Problem requirements:
Repeat all of the material below exactly as written, images excluded.

Dataset section:
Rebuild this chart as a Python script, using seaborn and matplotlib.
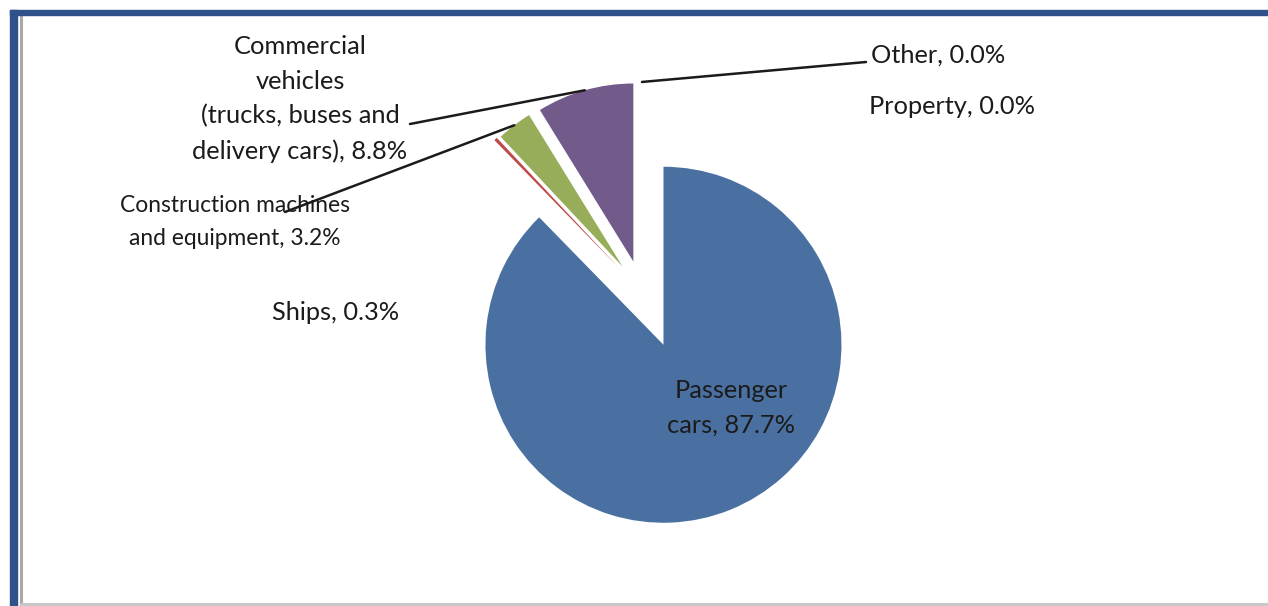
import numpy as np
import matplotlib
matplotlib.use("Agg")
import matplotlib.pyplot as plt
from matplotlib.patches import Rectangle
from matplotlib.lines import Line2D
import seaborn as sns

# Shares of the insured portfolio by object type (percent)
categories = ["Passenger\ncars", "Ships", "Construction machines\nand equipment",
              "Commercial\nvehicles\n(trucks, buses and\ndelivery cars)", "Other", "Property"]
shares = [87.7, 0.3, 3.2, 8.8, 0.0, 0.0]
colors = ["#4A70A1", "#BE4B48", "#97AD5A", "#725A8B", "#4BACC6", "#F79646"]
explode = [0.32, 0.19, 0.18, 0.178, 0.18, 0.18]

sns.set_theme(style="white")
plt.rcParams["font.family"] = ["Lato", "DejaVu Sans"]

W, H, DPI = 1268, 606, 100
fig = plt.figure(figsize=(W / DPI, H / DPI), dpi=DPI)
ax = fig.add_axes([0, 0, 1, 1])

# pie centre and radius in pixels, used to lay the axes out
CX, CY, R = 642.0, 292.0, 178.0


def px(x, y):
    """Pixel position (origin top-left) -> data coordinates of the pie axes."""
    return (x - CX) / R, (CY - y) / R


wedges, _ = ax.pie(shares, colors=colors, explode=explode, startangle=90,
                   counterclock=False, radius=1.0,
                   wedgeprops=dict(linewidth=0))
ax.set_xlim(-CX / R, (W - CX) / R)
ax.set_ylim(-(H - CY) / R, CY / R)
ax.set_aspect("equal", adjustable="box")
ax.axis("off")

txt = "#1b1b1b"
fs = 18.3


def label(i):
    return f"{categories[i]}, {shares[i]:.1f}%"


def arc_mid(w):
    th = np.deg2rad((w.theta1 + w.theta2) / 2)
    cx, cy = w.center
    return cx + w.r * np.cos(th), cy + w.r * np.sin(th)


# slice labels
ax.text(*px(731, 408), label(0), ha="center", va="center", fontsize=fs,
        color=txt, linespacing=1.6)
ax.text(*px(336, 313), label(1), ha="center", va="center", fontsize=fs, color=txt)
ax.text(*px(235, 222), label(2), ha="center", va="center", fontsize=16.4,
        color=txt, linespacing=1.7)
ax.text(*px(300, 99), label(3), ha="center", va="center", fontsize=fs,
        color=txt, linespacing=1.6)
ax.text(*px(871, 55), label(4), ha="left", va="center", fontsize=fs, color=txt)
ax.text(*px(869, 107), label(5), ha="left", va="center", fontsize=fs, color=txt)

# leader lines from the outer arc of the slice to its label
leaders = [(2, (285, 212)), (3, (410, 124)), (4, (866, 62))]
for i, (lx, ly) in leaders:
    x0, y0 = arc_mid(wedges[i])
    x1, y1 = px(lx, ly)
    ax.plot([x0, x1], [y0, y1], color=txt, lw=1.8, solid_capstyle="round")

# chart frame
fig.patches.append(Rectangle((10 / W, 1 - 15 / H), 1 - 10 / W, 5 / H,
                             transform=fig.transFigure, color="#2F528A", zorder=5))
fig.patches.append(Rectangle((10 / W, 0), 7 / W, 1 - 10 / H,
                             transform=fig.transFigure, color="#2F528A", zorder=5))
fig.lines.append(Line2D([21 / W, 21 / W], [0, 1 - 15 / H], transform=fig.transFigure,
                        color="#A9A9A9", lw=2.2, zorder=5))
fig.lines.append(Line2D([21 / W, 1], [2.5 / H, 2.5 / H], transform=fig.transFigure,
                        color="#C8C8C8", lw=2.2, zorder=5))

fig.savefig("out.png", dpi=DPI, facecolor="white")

The reply:
Rebuild this chart as a Python script, using seaborn and matplotlib.
import numpy as np
import matplotlib
matplotlib.use("Agg")
import matplotlib.pyplot as plt
from matplotlib.patches import Rectangle
from matplotlib.lines import Line2D
import seaborn as sns

# Shares of the insured portfolio by object type (percent)
categories = ["Passenger\ncars", "Ships", "Construction machines\nand equipment",
              "Commercial\nvehicles\n(trucks, buses and\ndelivery cars)", "Other", "Property"]
shares = [87.7, 0.3, 3.2, 8.8, 0.0, 0.0]
colors = ["#4A70A1", "#BE4B48", "#97AD5A", "#725A8B", "#4BACC6", "#F79646"]
explode = [0.32, 0.19, 0.18, 0.178, 0.18, 0.18]

sns.set_theme(style="white")
plt.rcParams["font.family"] = ["Lato", "DejaVu Sans"]

W, H, DPI = 1268, 606, 100
fig = plt.figure(figsize=(W / DPI, H / DPI), dpi=DPI)
ax = fig.add_axes([0, 0, 1, 1])

# pie centre and radius in pixels, used to lay the axes out
CX, CY, R = 642.0, 292.0, 178.0


def px(x, y):
    """Pixel position (origin top-left) -> data coordinates of the pie axes."""
    return (x - CX) / R, (CY - y) / R


wedges, _ = ax.pie(shares, colors=colors, explode=explode, startangle=90,
                   counterclock=False, radius=1.0,
                   wedgeprops=dict(linewidth=0))
ax.set_xlim(-CX / R, (W - CX) / R)
ax.set_ylim(-(H - CY) / R, CY / R)
ax.set_aspect("equal", adjustable="box")
ax.axis("off")

txt = "#1b1b1b"
fs = 18.3


def label(i):
    return f"{categories[i]}, {shares[i]:.1f}%"


def arc_mid(w):
    th = np.deg2rad((w.theta1 + w.theta2) / 2)
    cx, cy = w.center
    return cx + w.r * np.cos(th), cy + w.r * np.sin(th)


# slice labels
ax.text(*px(731, 408), label(0), ha="center", va="center", fontsize=fs,
        color=txt, linespacing=1.6)
ax.text(*px(336, 313), label(1), ha="center", va="center", fontsize=fs, color=txt)
ax.text(*px(235, 222), label(2), ha="center", va="center", fontsize=16.4,
        color=txt, linespacing=1.7)
ax.text(*px(300, 99), label(3), ha="center", va="center", fontsize=fs,
        color=txt, linespacing=1.6)
ax.text(*px(871, 55), label(4), ha="left", va="center", fontsize=fs, color=txt)
ax.text(*px(869, 107), label(5), ha="left", va="center", fontsize=fs, color=txt)

# leader lines from the outer arc of the slice to its label
leaders = [(2, (285, 212)), (3, (410, 124)), (4, (866, 62))]
for i, (lx, ly) in leaders:
    x0, y0 = arc_mid(wedges[i])
    x1, y1 = px(lx, ly)
    ax.plot([x0, x1], [y0, y1], color=txt, lw=1.8, solid_capstyle="round")

# chart frame
fig.patches.append(Rectangle((10 / W, 1 - 15 / H), 1 - 10 / W, 5 / H,
                             transform=fig.transFigure, color="#2F528A", zorder=5))
fig.patches.append(Rectangle((10 / W, 0), 7 / W, 1 - 10 / H,
                             transform=fig.transFigure, color="#2F528A", zorder=5))
fig.lines.append(Line2D([21 / W, 21 / W], [0, 1 - 15 / H], transform=fig.transFigure,
                        color="#A9A9A9", lw=2.2, zorder=5))
fig.lines.append(Line2D([21 / W, 1], [2.5 / H, 2.5 / H], transform=fig.transFigure,
                        color="#C8C8C8", lw=2.2, zorder=5))

fig.savefig("out.png", dpi=DPI, facecolor="white")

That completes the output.